The teams of different [customer-service] aspects exist in different parts of the company. If you’re a customer, you’re expecting to deal with one brand. To link those touchpoints with common language and options, so it feels like the customer is served similarly — no matter where that is — is where I’ve been focused so far. 

Why has that not been addressed this way in the past?

You typically find teams will zero in and make a huge effort to solve for a specific area, and they’ll get into understanding where the customer is at when they interact in that channel and how best to solve the customer’s needs [there]. Then you find a different channel is zeroing in on the same customer problem in a different way. What we’re trying to do is look at it as a single opportunity to serve the customer, and think about how we translate a solution in a similar way across multiple channels.

How does the new store reflect that approach?

You typically look at a retail experience in somewhat isolation. What we’re doing is taking a view of the retail experience and identifying what customers are trying to accomplish in that environment, what other touchpoints they may have had, and how we can ensure a consistent experience. 

That’s a familiar struggle for everyone. How are you approaching it differently?

One of our unique takes is humanizing both [online and offline] touchpoints — really understanding how customers think in a shopping experience, knowing what decisions they need to make, and in what order. And in a physical environment, it's finding ways that are logical and intuitive. And in the digital architecture, it’s doing the same. If a customer experiences one first and a second in a follow-up, to make sure [the experience] matches in both directions.

How do you go about discovering that?

We start wth insights. One of the things I’m excited about in how Verizon has framed this role in customer insights as a function of an experience organization that I lead. We’re able to focus on a shopping experience or a service experience that begins with insights and then looking across channels as we look to innovate and improve the experience. What you have with the stores is our latest and greatest ability to make it more intuitive and align with what customers are trying to accomplish in a physical location. 

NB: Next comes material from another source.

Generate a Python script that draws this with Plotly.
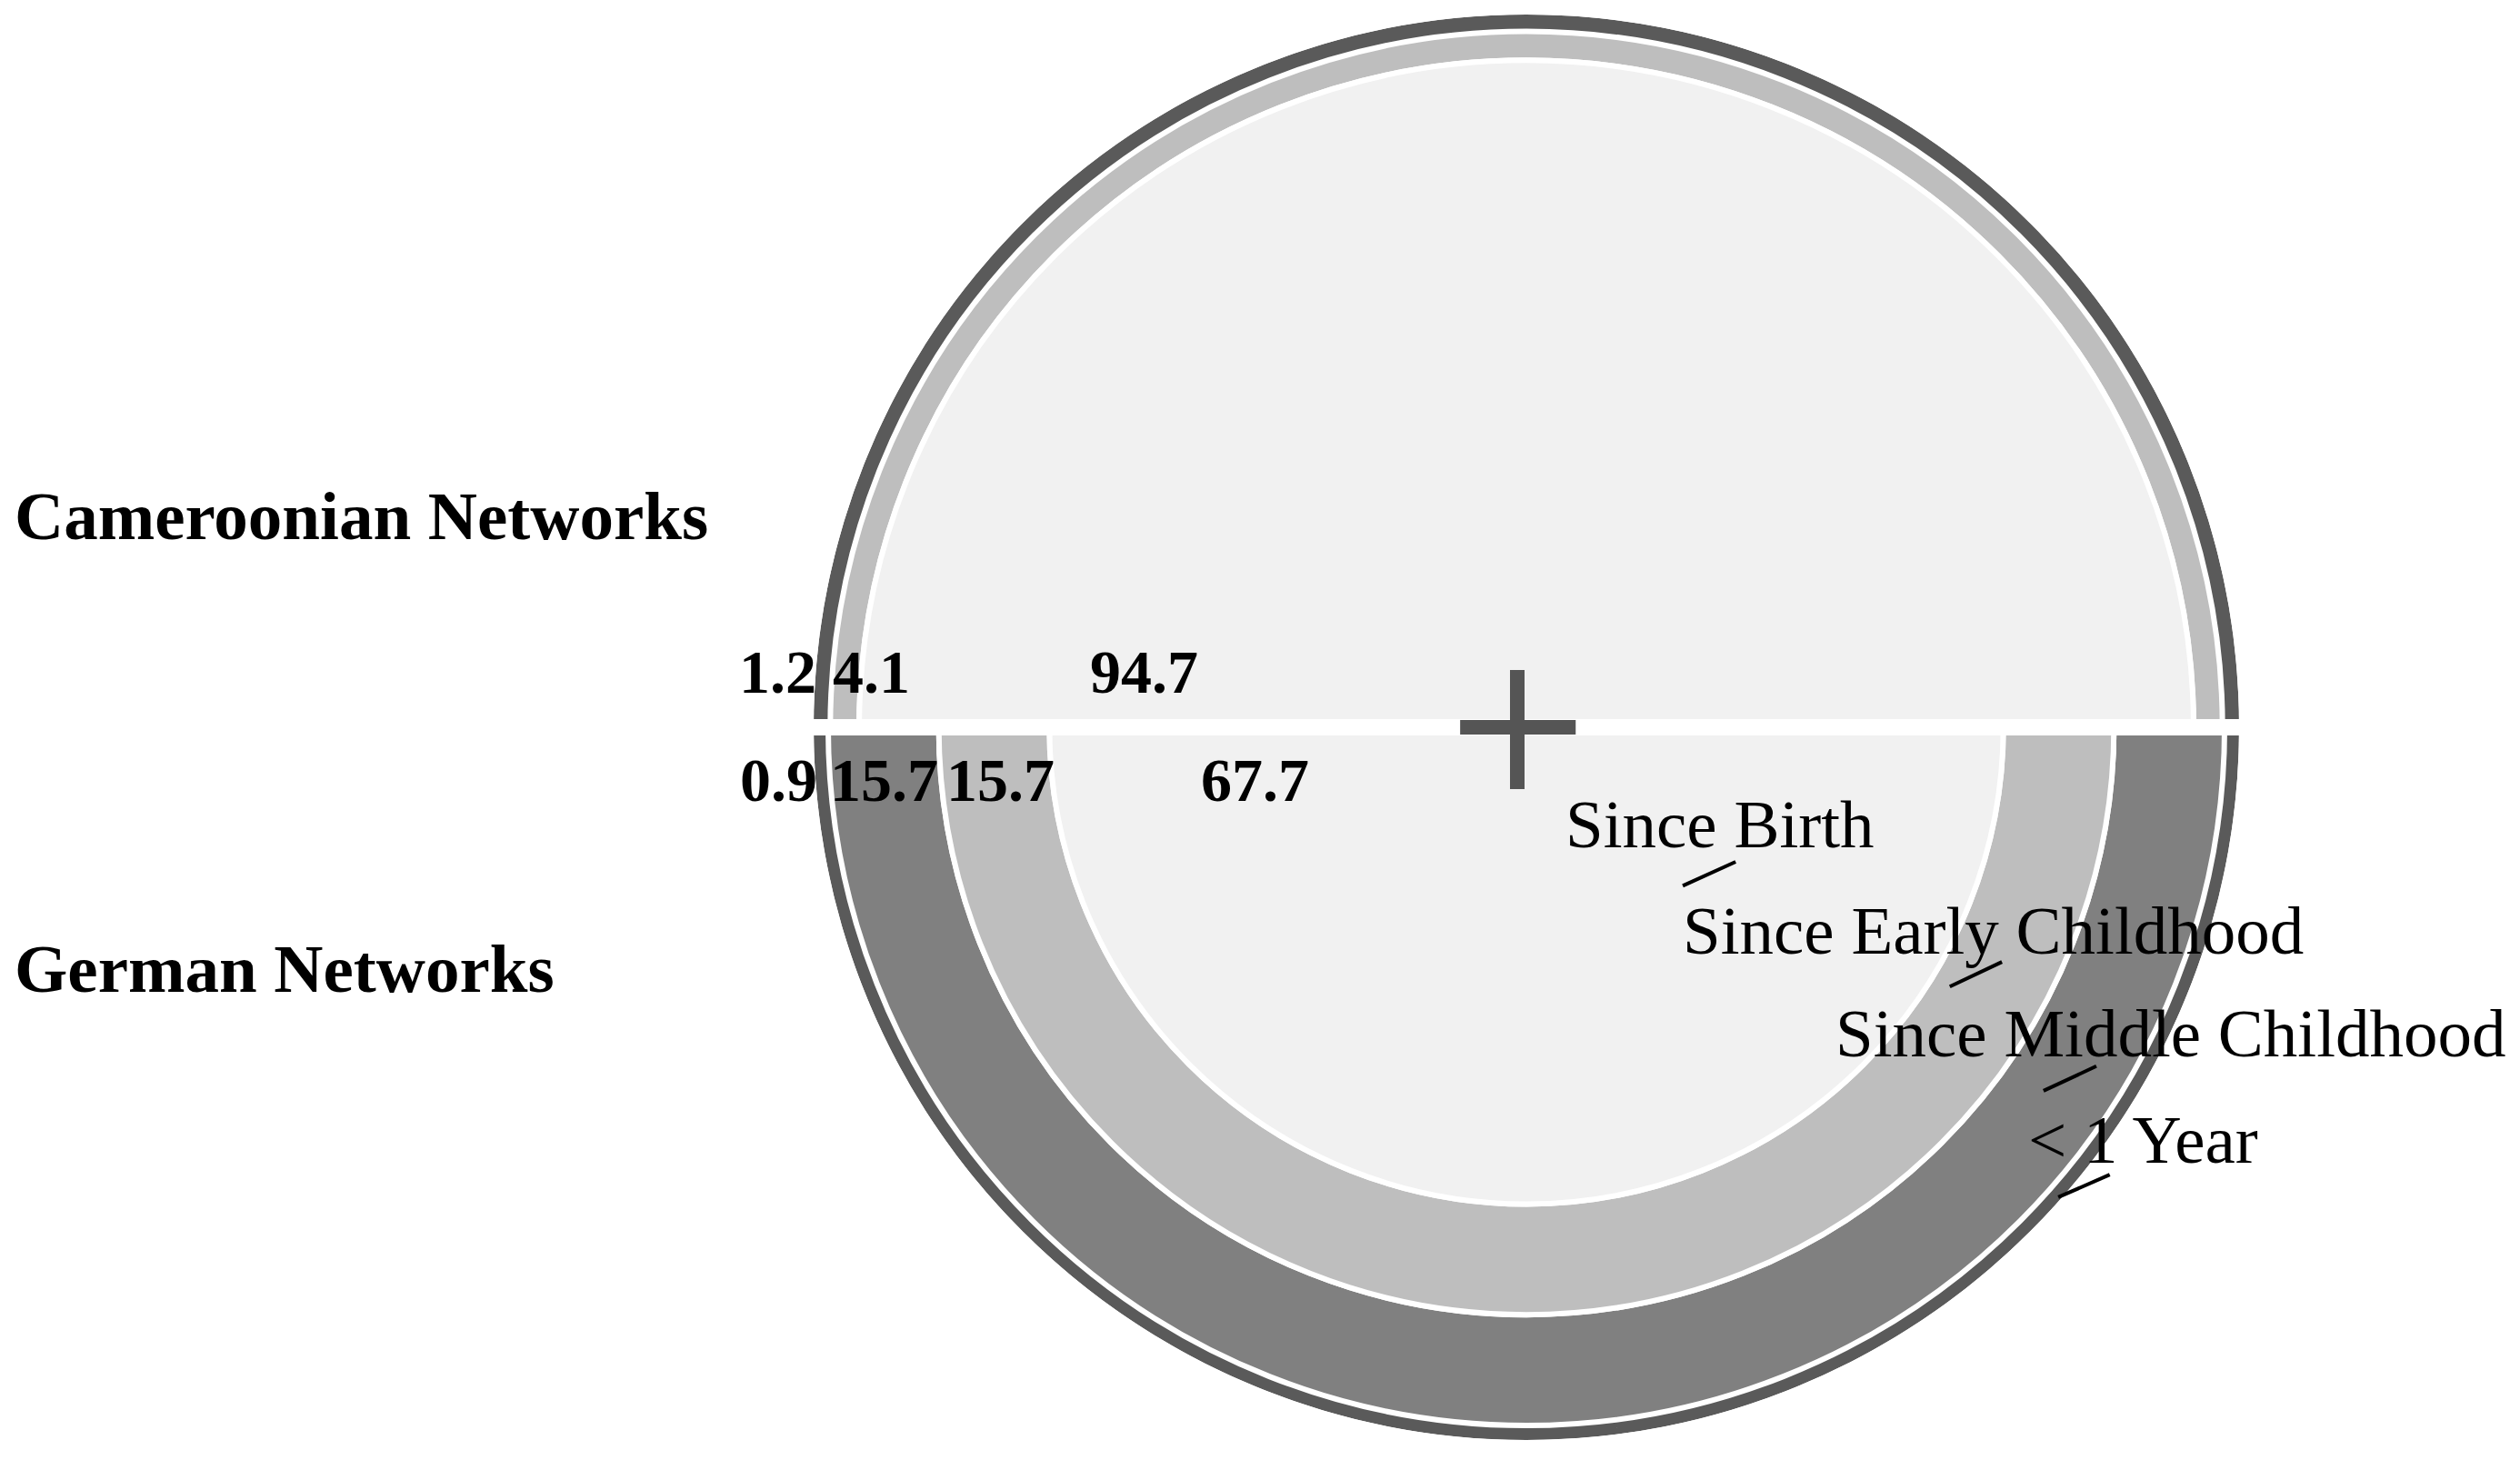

How does that come across in this new store?

We look to understand what’s changed and why customers would visit us in a physical location. We realized people are trying to get something quickly, and we studied how customers are using other interactions at a newsstand or a bookstore. What you’ll find in our store experience is it’s a spacious layout with wood and other things that humanize the technology and make it more comfortable. We’ve included tables and areas for people to have deeper conversations if they want to stay awhile. And we’ve opened up the opportunity to have a more human service interaction than you might expect with a tech or retail store. 

How are you planning to roll this concept out nationally, and what’s the timeline?

This is our flagship location. We will be opening stores like this across the entire footprint. The timeline is being finalized, but the roll-out begins with this opening. Our approach is we want a consistent experience regardless of which store they come into and no matter which channel they choose to interact with us. 

It’s great to redo your stores, but if you don’t follow through with the way your staff interacts with customers, it’s still the same experience. How are you reimagining that?

The staff in our stores and on our telephone lines are the heroes of our customer experiences. That group is always [improving] how they best serve the customer. When we make updates on the retail experience, we’re matching the way our employees have evolved servicing customers. We’ve put a lot of pride in ensuring our employees are empowered to serve customers in every way possible. The stores are a physical manifestation of the way our staff was serving the customers.